**** Supplied information

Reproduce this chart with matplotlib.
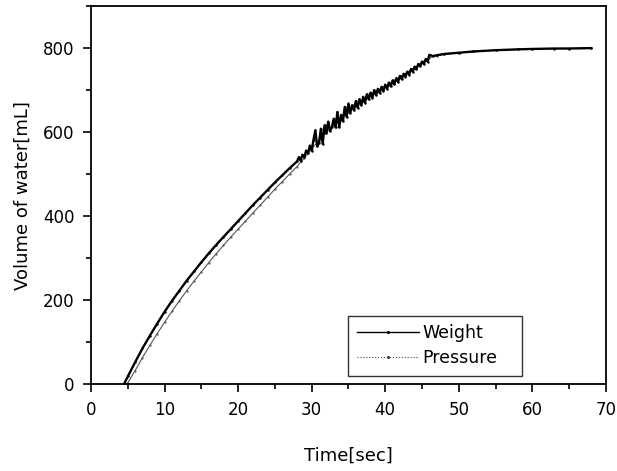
import numpy as np
import matplotlib
matplotlib.use("Agg")
import matplotlib.pyplot as plt
from matplotlib.ticker import MultipleLocator
from matplotlib.lines import Line2D

# ---- data ----
weight_time = [4.5, 5, 6, 7, 8, 9, 10, 11, 12, 13, 14, 15, 16, 17, 18, 19, 20, 21, 22, 23, 24, 25, 26, 27,
               28.00, 28.25, 28.50, 28.75,
               29.00, 29.25, 29.50, 29.75,
               30.00, 30.25, 30.50, 30.75,
               31.00, 31.25, 31.50, 31.75,
               32.00, 32.25, 32.50, 32.75,
               33.00, 33.25, 33.50, 33.75,
               34.00, 34.25, 34.50, 34.75,
               35.00, 35.25, 35.50, 35.75,
               36.00, 36.25, 36.50, 36.75,
               37.00, 37.25, 37.50, 37.75,
               38.00, 38.25, 38.50, 38.75,
               39.00, 39.25, 39.50, 39.75,
               40.00, 40.25, 40.50, 40.75,
               41.00, 41.25, 41.50, 41.75,
               42.00, 42.25, 42.50, 42.75,
               43.00, 43.25, 43.50, 43.75,
               44.00, 44.25, 44.50, 44.75,
               45.00, 45.25, 45.50, 45.75,
               46.00, 46.5, 47, 48, 50, 52, 55, 58, 60, 63, 65, 68]
weight_vol = [0, 18, 52, 85, 115, 144, 172, 198, 222, 246, 268, 290, 311, 331, 350, 369, 388, 407, 426, 444, 462, 480, 497, 514,
              530, 540, 532, 546,
              541, 556, 549, 568,
              556, 582, 604, 566,
              575, 608, 572, 616,
              598, 625, 603, 612,
              632, 611, 648, 612,
              641, 626, 660, 636,
              668, 646, 664, 652,
              674, 658, 678, 664,
              684, 670, 690, 678,
              694, 682, 700, 688,
              703, 693, 708, 698,
              713, 703, 718, 709,
              723, 714, 728, 720,
              734, 726, 739, 732,
              744, 737, 750, 744,
              756, 750, 762, 757,
              768, 762, 774, 768,
              784, 781, 783, 786, 789, 792, 795, 797, 798, 799, 799, 800]

pressure_time = [4.9, 5, 6, 7, 8, 9, 10, 11, 12, 13, 14, 15, 16, 17, 18, 19, 20, 21, 22, 23, 24, 25, 26, 27,
                 28, 29, 30, 31, 32, 33, 34, 35, 36, 37, 38, 39, 40, 41, 42, 43, 44, 45, 46, 47, 48, 50,
                 55, 60, 68]
pressure_vol = [0, 3, 32, 63, 92, 120, 147, 173, 198, 222, 245, 267, 289, 310, 330, 350, 369, 388, 407, 426, 445, 464, 482, 500,
                518, 538, 560, 580, 599, 616, 632, 647, 661, 674, 686, 698, 709, 720, 731, 742, 754, 766, 777, 782, 785, 789,
                795, 798, 800]

x_ticks = [0, 10, 20, 30, 40, 50, 60, 70]
y_ticks = [0, 200, 400, 600, 800]

# ---- figure ----
fig = plt.figure(figsize=(6.17, 4.71), dpi=100)
ax = fig.add_axes([0.1475, 0.1847, 0.8345, 0.8023])

ax.plot(pressure_time, pressure_vol, color="#555555", lw=0.8, ls="-",
        marker=".", markersize=1.2, label="Pressure", zorder=2)
ax.plot(weight_time, weight_vol, color="black", lw=1.7, ls="-",
        marker=".", markersize=1.5, label="Weight", zorder=3)

ax.set_xlim(0, 70)
ax.set_ylim(0, 900)
ax.set_xticks(x_ticks)
ax.set_yticks(y_ticks)
ax.xaxis.set_minor_locator(MultipleLocator(5))
ax.yaxis.set_minor_locator(MultipleLocator(100))
ax.tick_params(which="both", direction="out", width=1.2, labelsize=12, top=False, right=False)
ax.tick_params(which="major", length=6, pad=6)
ax.tick_params(which="minor", length=3.5)
for s in ax.spines.values():
    s.set_linewidth(1.3)

ax.set_xlabel("Time[sec]", fontsize=13, labelpad=20)
ax.set_ylabel("Volume of water[mL]", fontsize=13, labelpad=8)

h_w = Line2D([], [], color="black", lw=1.0, ls="-", marker=".", markersize=2.5)
h_p = Line2D([], [], color="#444444", lw=0.8, ls=":", marker=".", markersize=2.5)
leg = ax.legend([h_w, h_p], ["Weight", "Pressure"], loc="lower left",
                bbox_to_anchor=(0.499, 0.021, 0.338, 0.167), mode="expand",
                fontsize=12.5, handlelength=3.6, handletextpad=0.2,
                labelspacing=0.4, borderpad=0.5, frameon=True, fancybox=False,
                numpoints=1, borderaxespad=0)
leg.get_frame().set_edgecolor("black")
leg.get_frame().set_linewidth(1.0)

fig.savefig("out.png", dpi=100)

********

§ Required work
Repeat the data exactly, without the pictures.

§ Result for this task
Reproduce this chart with matplotlib.
import numpy as np
import matplotlib
matplotlib.use("Agg")
import matplotlib.pyplot as plt
from matplotlib.ticker import MultipleLocator
from matplotlib.lines import Line2D

# ---- data ----
weight_time = [4.5, 5, 6, 7, 8, 9, 10, 11, 12, 13, 14, 15, 16, 17, 18, 19, 20, 21, 22, 23, 24, 25, 26, 27,
               28.00, 28.25, 28.50, 28.75,
               29.00, 29.25, 29.50, 29.75,
               30.00, 30.25, 30.50, 30.75,
               31.00, 31.25, 31.50, 31.75,
               32.00, 32.25, 32.50, 32.75,
               33.00, 33.25, 33.50, 33.75,
               34.00, 34.25, 34.50, 34.75,
               35.00, 35.25, 35.50, 35.75,
               36.00, 36.25, 36.50, 36.75,
               37.00, 37.25, 37.50, 37.75,
               38.00, 38.25, 38.50, 38.75,
               39.00, 39.25, 39.50, 39.75,
               40.00, 40.25, 40.50, 40.75,
               41.00, 41.25, 41.50, 41.75,
               42.00, 42.25, 42.50, 42.75,
               43.00, 43.25, 43.50, 43.75,
               44.00, 44.25, 44.50, 44.75,
               45.00, 45.25, 45.50, 45.75,
               46.00, 46.5, 47, 48, 50, 52, 55, 58, 60, 63, 65, 68]
weight_vol = [0, 18, 52, 85, 115, 144, 172, 198, 222, 246, 268, 290, 311, 331, 350, 369, 388, 407, 426, 444, 462, 480, 497, 514,
              530, 540, 532, 546,
              541, 556, 549, 568,
              556, 582, 604, 566,
              575, 608, 572, 616,
              598, 625, 603, 612,
              632, 611, 648, 612,
              641, 626, 660, 636,
              668, 646, 664, 652,
              674, 658, 678, 664,
              684, 670, 690, 678,
              694, 682, 700, 688,
              703, 693, 708, 698,
              713, 703, 718, 709,
              723, 714, 728, 720,
              734, 726, 739, 732,
              744, 737, 750, 744,
              756, 750, 762, 757,
              768, 762, 774, 768,
              784, 781, 783, 786, 789, 792, 795, 797, 798, 799, 799, 800]

pressure_time = [4.9, 5, 6, 7, 8, 9, 10, 11, 12, 13, 14, 15, 16, 17, 18, 19, 20, 21, 22, 23, 24, 25, 26, 27,
                 28, 29, 30, 31, 32, 33, 34, 35, 36, 37, 38, 39, 40, 41, 42, 43, 44, 45, 46, 47, 48, 50,
                 55, 60, 68]
pressure_vol = [0, 3, 32, 63, 92, 120, 147, 173, 198, 222, 245, 267, 289, 310, 330, 350, 369, 388, 407, 426, 445, 464, 482, 500,
                518, 538, 560, 580, 599, 616, 632, 647, 661, 674, 686, 698, 709, 720, 731, 742, 754, 766, 777, 782, 785, 789,
                795, 798, 800]

x_ticks = [0, 10, 20, 30, 40, 50, 60, 70]
y_ticks = [0, 200, 400, 600, 800]

# ---- figure ----
fig = plt.figure(figsize=(6.17, 4.71), dpi=100)
ax = fig.add_axes([0.1475, 0.1847, 0.8345, 0.8023])

ax.plot(pressure_time, pressure_vol, color="#555555", lw=0.8, ls="-",
        marker=".", markersize=1.2, label="Pressure", zorder=2)
ax.plot(weight_time, weight_vol, color="black", lw=1.7, ls="-",
        marker=".", markersize=1.5, label="Weight", zorder=3)

ax.set_xlim(0, 70)
ax.set_ylim(0, 900)
ax.set_xticks(x_ticks)
ax.set_yticks(y_ticks)
ax.xaxis.set_minor_locator(MultipleLocator(5))
ax.yaxis.set_minor_locator(MultipleLocator(100))
ax.tick_params(which="both", direction="out", width=1.2, labelsize=12, top=False, right=False)
ax.tick_params(which="major", length=6, pad=6)
ax.tick_params(which="minor", length=3.5)
for s in ax.spines.values():
    s.set_linewidth(1.3)

ax.set_xlabel("Time[sec]", fontsize=13, labelpad=20)
ax.set_ylabel("Volume of water[mL]", fontsize=13, labelpad=8)

h_w = Line2D([], [], color="black", lw=1.0, ls="-", marker=".", markersize=2.5)
h_p = Line2D([], [], color="#444444", lw=0.8, ls=":", marker=".", markersize=2.5)
leg = ax.legend([h_w, h_p], ["Weight", "Pressure"], loc="lower left",
                bbox_to_anchor=(0.499, 0.021, 0.338, 0.167), mode="expand",
                fontsize=12.5, handlelength=3.6, handletextpad=0.2,
                labelspacing=0.4, borderpad=0.5, frameon=True, fancybox=False,
                numpoints=1, borderaxespad=0)
leg.get_frame().set_edgecolor("black")
leg.get_frame().set_linewidth(1.0)

fig.savefig("out.png", dpi=100)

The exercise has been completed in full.